Last weekend, Anthony and I packed up the car and drove south on I-95 for three hours to Susquehanna State Park. Our first indication that we were entering cicada territory was that our windshield was getting dirty. Black pellets flew at us on the highway and smashed into the car, leaving trails of gunk. We got out at a trailhead at the riverfront park. At the parking lot, the hum of the cicadas sounded more or less like all the summers of my childhood, but as we moved deeper into the forest it grew louder and louder. There were at least two layers of the sound, an identifiable buzzing or chirping from the swarms directly overhead, as well as a deep extraterrestrial hum that sounded sort of like a Maglev train passing by continuously. It felt forbidden to keep walking deeper into the sound, as if we would find a horrible screaming center, but of course it only intensified and then lessened around us. Broods have no center.

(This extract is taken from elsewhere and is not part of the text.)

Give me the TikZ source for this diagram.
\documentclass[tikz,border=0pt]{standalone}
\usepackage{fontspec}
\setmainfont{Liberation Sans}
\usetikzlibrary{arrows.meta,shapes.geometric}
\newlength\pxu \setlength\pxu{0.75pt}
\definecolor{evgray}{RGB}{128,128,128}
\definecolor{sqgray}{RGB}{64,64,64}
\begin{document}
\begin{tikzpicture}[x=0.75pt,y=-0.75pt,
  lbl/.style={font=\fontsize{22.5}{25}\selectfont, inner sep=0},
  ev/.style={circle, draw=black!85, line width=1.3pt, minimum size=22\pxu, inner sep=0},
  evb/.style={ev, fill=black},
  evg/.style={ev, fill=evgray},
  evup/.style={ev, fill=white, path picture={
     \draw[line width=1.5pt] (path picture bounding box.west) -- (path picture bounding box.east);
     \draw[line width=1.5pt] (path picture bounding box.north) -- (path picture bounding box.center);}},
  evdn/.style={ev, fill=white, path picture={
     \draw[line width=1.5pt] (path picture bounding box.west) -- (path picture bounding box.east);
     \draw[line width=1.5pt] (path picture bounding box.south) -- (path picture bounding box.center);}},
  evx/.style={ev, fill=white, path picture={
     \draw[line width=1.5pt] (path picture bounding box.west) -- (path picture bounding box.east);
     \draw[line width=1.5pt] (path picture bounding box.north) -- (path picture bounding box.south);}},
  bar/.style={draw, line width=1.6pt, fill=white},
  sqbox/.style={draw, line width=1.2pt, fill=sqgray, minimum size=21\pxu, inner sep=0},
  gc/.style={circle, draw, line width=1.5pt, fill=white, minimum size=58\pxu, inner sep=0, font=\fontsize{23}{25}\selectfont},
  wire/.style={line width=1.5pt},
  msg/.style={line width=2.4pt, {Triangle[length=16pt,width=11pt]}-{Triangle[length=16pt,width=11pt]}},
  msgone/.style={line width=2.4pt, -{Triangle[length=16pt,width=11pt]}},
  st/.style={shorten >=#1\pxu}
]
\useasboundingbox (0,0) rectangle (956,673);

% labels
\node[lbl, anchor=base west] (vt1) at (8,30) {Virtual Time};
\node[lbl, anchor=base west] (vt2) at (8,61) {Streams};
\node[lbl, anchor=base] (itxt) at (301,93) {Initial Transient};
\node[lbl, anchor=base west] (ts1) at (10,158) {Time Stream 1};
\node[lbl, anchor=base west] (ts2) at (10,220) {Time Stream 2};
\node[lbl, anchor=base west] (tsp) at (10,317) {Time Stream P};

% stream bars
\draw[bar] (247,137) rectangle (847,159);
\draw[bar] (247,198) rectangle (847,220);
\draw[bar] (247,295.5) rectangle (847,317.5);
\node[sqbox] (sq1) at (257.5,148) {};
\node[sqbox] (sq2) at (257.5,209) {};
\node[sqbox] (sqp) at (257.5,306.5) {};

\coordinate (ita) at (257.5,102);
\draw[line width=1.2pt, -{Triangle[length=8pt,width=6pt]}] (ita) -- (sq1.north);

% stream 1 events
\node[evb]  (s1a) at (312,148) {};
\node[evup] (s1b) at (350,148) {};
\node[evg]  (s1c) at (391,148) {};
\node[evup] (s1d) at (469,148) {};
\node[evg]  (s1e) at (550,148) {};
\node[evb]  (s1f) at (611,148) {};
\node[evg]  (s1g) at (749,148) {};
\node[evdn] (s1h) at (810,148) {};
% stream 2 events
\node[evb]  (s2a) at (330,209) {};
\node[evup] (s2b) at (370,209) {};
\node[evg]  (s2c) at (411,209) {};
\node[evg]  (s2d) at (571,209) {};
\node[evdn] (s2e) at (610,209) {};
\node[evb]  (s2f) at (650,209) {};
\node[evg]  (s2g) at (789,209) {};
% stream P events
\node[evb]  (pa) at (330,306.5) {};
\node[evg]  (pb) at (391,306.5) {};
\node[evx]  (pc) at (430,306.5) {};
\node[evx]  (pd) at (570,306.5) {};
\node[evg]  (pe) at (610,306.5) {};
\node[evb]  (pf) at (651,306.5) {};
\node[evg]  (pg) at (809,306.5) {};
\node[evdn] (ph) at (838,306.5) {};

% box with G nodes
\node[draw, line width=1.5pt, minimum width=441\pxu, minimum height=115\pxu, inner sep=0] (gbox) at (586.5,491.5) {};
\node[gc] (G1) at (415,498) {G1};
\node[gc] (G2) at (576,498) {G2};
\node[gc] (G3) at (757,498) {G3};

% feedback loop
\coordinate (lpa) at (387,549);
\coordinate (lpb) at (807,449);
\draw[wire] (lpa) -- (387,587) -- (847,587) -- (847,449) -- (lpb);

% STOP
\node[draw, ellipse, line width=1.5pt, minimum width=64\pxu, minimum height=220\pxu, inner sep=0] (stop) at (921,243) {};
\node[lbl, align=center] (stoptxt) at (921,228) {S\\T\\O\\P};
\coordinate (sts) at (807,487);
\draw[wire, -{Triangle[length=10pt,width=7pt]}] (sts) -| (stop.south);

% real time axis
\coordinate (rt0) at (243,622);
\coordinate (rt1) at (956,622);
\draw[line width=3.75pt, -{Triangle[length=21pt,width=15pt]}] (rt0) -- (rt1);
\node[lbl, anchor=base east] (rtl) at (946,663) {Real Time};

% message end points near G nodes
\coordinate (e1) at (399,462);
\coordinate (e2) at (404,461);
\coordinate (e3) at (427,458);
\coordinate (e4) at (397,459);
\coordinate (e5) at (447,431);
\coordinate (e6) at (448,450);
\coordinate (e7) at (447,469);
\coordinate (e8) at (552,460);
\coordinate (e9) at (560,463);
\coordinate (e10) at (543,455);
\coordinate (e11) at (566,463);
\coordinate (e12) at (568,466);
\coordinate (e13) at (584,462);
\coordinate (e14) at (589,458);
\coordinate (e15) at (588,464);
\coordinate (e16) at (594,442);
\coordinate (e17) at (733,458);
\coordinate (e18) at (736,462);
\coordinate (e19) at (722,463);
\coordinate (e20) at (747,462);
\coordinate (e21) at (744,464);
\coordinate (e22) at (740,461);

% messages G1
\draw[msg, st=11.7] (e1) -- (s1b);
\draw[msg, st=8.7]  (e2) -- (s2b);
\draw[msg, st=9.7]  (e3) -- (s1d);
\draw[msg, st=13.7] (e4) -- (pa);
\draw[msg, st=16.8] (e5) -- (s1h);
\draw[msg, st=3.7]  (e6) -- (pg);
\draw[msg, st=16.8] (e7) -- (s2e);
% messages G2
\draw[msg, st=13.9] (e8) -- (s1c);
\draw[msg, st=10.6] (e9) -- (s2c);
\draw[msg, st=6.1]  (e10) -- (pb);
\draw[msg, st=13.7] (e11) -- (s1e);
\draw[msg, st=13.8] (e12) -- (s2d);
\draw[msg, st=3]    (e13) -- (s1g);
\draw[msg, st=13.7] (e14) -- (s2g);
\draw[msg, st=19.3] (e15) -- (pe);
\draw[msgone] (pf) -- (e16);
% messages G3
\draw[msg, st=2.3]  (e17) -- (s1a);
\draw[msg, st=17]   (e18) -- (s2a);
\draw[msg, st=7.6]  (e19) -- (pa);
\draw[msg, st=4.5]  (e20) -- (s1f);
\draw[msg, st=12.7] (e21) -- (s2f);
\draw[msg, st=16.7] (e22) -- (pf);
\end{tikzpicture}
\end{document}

We stayed that night at a tent set up on top of an old Land Rover in the field behind our Hipcamp host’s home. I watched the sunset from the car roof platform, brushing away the cicadas who tried to fly into my ear and listening to their chirps quiet down as it became dark. For some reason I’d always remembered their noise as an aspect of the night, but most cicadas are diurnal. I thought about returning for the next emergence, which will happen when I’m fifty-one. I've been An impossibly long stretch from thirty-four, just as thirty-four is from seventeen. Not so long after seventeen, I left home and my world transformed through the hard, fast friendships of college. If I had known then what was coming, would it have changed anything? And would the first few months of college have felt, as they did, like such a soaring, astonishing revelation? Only rarely since then have I experienced such total immersion in my own life, too busy living for brooding and rumination. It was, I thought, the climax of my life. I don't think of it that way now, of course. I miss that period of time but not as much as I expected.

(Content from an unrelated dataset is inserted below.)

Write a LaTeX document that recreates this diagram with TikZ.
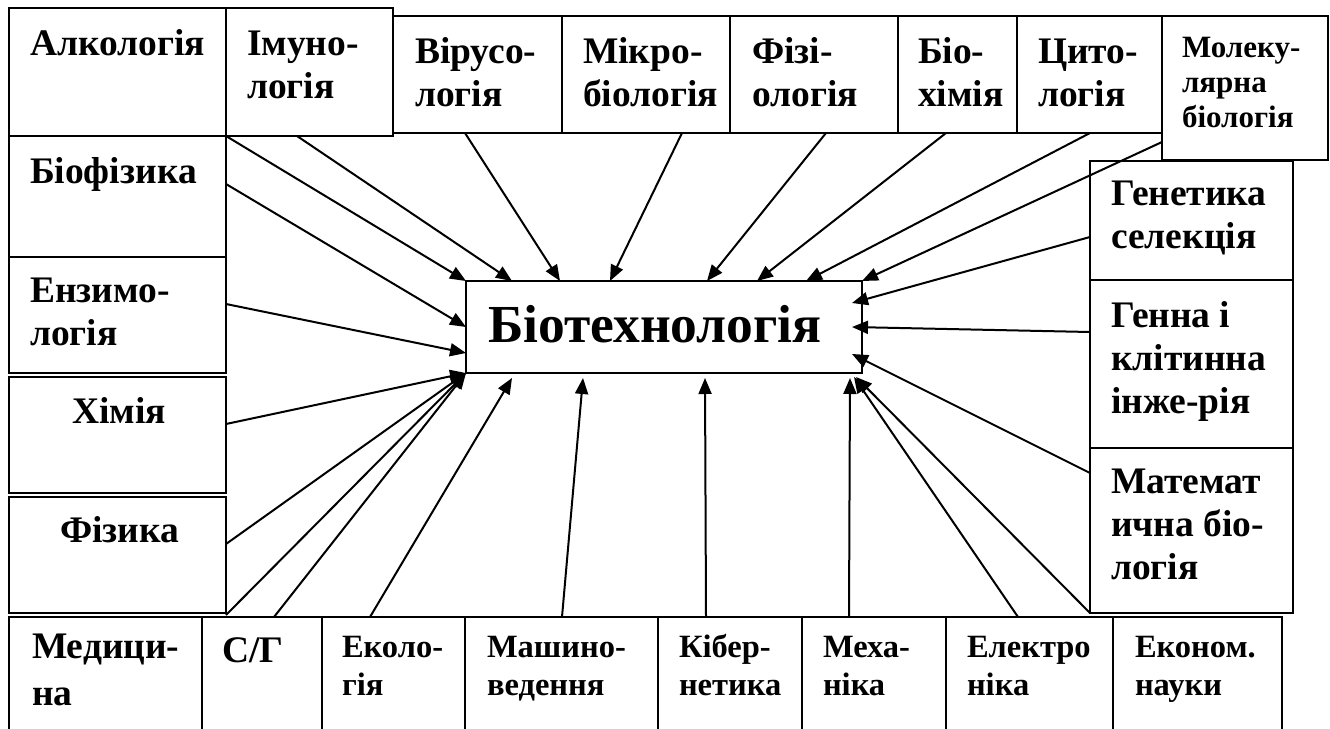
\documentclass[tikz,border=0pt]{standalone}
\usepackage{fontspec}
\setmainfont{Liberation Serif}
\usetikzlibrary{arrows.meta}

% one unit = 1pt, y grows downwards
\tikzset{
  box/.style={draw, line width=2pt, anchor=north west, inner sep=0pt, outer sep=0pt},
  conn/.style={line width=2pt, -{Triangle[length=16pt,width=13pt]}},
  lbl/.style={anchor=base west, inner sep=0pt, outer sep=0pt,
              font=\bfseries\fontsize{37.5}{43}\selectfont},
  lblS/.style={lbl, font=\bfseries\fontsize{32.5}{38}\selectfont},
  lblM/.style={lbl, font=\bfseries\fontsize{31}{35}\selectfont},
  lblC/.style={lbl, font=\bfseries\fontsize{53.5}{60}\selectfont},
}

% box: name, left, top, right, bottom
\newcommand\bx[5]{\node[box, minimum width={#4-#2}, minimum height={#5-#3}] (#1) at (#2,#3) {};}
% text: style, name, base-left point, lines
\newcommand\tx[4]{\node[#1] (#2) at (#3) {\begin{tabular}[t]{@{}l@{}}#4\end{tabular}};}

\begin{document}
\begin{tikzpicture}[x=1pt, y=-1pt]
\useasboundingbox[fill=white] (0,0) rectangle (1330,728);

% top row
\bx{alk}{9}{8}{226}{136}
\bx{imu}{226}{8}{393}{136}
\bx{vir}{393}{16}{562}{133}
\bx{mik}{562}{16}{730}{133}
\bx{fiz}{730}{16}{898}{133}
\bx{bch}{898}{16}{1017}{133}
\bx{cyt}{1017}{16}{1162}{133}
\bx{mol}{1162}{16}{1328}{160}

% left column
\bx{bfz}{9}{136}{226}{257}
\bx{enz}{9}{257}{226}{373}
\bx{khm}{9}{377}{226}{493}
\bx{fzk}{9}{497}{226}{613}

% right column
\bx{gen}{1090}{161}{1293}{280}
\bx{gni}{1090}{280}{1293}{448}
\bx{mat}{1090}{448}{1293}{613}

% bottom row (runs past the lower edge)
\bx{med}{9}{617}{202}{745}
\bx{cg}{202}{617}{322}{745}
\bx{eco}{322}{617}{465}{745}
\bx{msh}{465}{617}{658}{745}
\bx{kib}{658}{617}{802}{745}
\bx{mkh}{802}{617}{946}{745}
\bx{elk}{946}{617}{1113}{745}
\bx{ekn}{1113}{617}{1282}{745}

% centre
\bx{bio}{466}{281}{862}{373}

% labels
\tx{lbl}{alk-t}{30,55}{Алкологія}
\tx{lbl}{imu-t}{247,55}{Імуно-\\логія}
\tx{lbl}{vir-t}{415,63}{Вірусо-\\логія}
\tx{lbl}{mik-t}{583,63}{Мікро-\\біологія}
\tx{lbl}{fiz-t}{752,63}{Фізі-\\ологія}
\tx{lbl}{bch-t}{918,63}{Біо-\\хімія}
\tx{lbl}{cyt-t}{1038,63}{Цито-\\логія}
\tx{lblM}{mol-t}{1182,57}{Молеку-\\лярна\\біологія}

\tx{lbl}{bfz-t}{30,183}{Біофізика}
\tx{lbl}{enz-t}{30,302}{Ензимо-\\логія}
\tx{lbl}{khm-t}{72,423}{Хімія}
\tx{lbl}{fzk-t}{60,542}{Фізика}

\tx{lbl}{gen-t}{1111,205}{Генетика\\селекція}
\tx{lbl}{gni-t}{1111,327}{Генна і\\клітинна\\інже-рія}
\tx{lbl}{mat-t}{1111,493}{Математ\\ична біо-\\логія}

\tx{lbl,font=\bfseries\fontsize{37.5}{47}\selectfont}{med-t}{32,658}{Медици-\\на}
\tx{lbl}{cg-t}{222,662}{С/Г}
\tx{lblS}{eco-t}{342,657}{Еколо-\\гія}
\tx{lblS}{msh-t}{487,657}{Машино-\\ведення}
\tx{lblS}{kib-t}{679,657}{Кібер-\\нетика}
\tx{lblS}{mkh-t}{823,657}{Меха-\\ніка}
\tx{lblS}{elk-t}{967,657}{Електро\\ніка}
\tx{lblS}{ekn-t}{1135,657}{Економ.\\науки}

\tx{lblC}{bio-t}{488,342}{Біотехнологія}

% connectors from the top row
\draw[conn] (alk.south east) -- (bio.north west);
\draw[conn] ([xshift=71pt]imu.south west) -- ([xshift=46pt]bio.north west);
\draw[conn] ([xshift=72pt]vir.south west) -- ([xshift=94pt]bio.north west);
\draw[conn] ([xshift=120pt]mik.south west) -- ([xshift=144pt]bio.north west);
\draw[conn] ([xshift=96pt]fiz.south west) -- ([xshift=241pt]bio.north west);
\draw[conn] ([xshift=48pt]bch.south west) -- ([xshift=291pt]bio.north west);
\draw[conn] ([xshift=73pt]cyt.south west) -- ([xshift=340pt]bio.north west);
\draw[conn] ([yshift=-126pt]mol.north west) -- (bio.north east);

% connectors from the right column
\draw[conn] ([yshift=-76pt]gen.north west) -- ([xshift=-10pt,yshift=24pt]bio.east);
\draw[conn] ([yshift=-52pt]gni.north west) -- ([xshift=-10pt]bio.east);
\draw[conn] ([yshift=-25pt]mat.north west) -- ([xshift=-10pt,yshift=-27pt]bio.east);

% connectors from the left column
\draw[conn] ([yshift=-48pt]bfz.north east) -- (bio.west);
\draw[conn] ([yshift=-47pt]enz.north east) -- ([yshift=-26pt]bio.west);
\draw[conn] ([yshift=-47pt]khm.north east) -- (bio.south west);
\draw[conn] ([yshift=-47pt]fzk.north east) -- (bio.south west);

% connectors from the bottom row
\draw[conn] ([xshift=24pt,yshift=2pt]med.north east) -- (bio.south west);
\draw[conn] ([xshift=72pt]cg.north west) -- (bio.south west);
\draw[conn] ([xshift=48pt]eco.north west) -- ([xshift=46pt,yshift=-5pt]bio.south west);
\draw[conn] ([xshift=97pt]msh.north west) -- ([xshift=117pt,yshift=-5pt]bio.south west);
\draw[conn] ([xshift=48pt]kib.north west) -- ([xshift=239pt,yshift=-5pt]bio.south west);
\draw[conn] ([xshift=47pt]mkh.north west) -- ([xshift=384pt,yshift=-5pt]bio.south west);
\draw[conn] ([xshift=72pt]elk.north west) -- ([xshift=388pt,yshift=-4pt]bio.south west);
\draw[conn] ([xshift=-23pt,yshift=4pt]ekn.north west) -- ([xshift=390pt,yshift=-4pt]bio.south west);
\end{tikzpicture}
\end{document}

Something I didn’t know about cicadas is that they’re not in some suspended state of hibernation for those seventeen years between emergences. They hatch from eggs in tree grooves, but immediately make their way to the soil and spend a lifetime, nearly, underground — digging, burrowing and drinking sap from tree roots as they slowly mature. They have the longest life cycle of any insect. So then imagine what an emergence feels like. After that many years living in dark tunnels, they blast up out of the ground, making a rigatoni-sized hole on their way out. Suddenly in the sunlight, which they’ve only glimpsed once as bleary babies, they can fly through the open air with freshly-grown wings. And the air is full of everyone else just their own age, and everyone out there is sexy, everyone wants to mate. For four to six weeks they literally rule the world. It’s like it was built for them.
When you look back at your life story, it’s easy to feel nostalgia or even regret for somehow losing those moments when it felt like you and the rest of the world were in absolutely perfect alignment. But maybe those moments are not meant to be the normal order of life; they arise briefly only after years of slow growing and maturation. Everything that leads up to them is really what they're about. And maybe right now, and maybe always, there is something latent building in you. It can be hard to identify what the thing is when it’s buried so deep, but someday it will burst forth.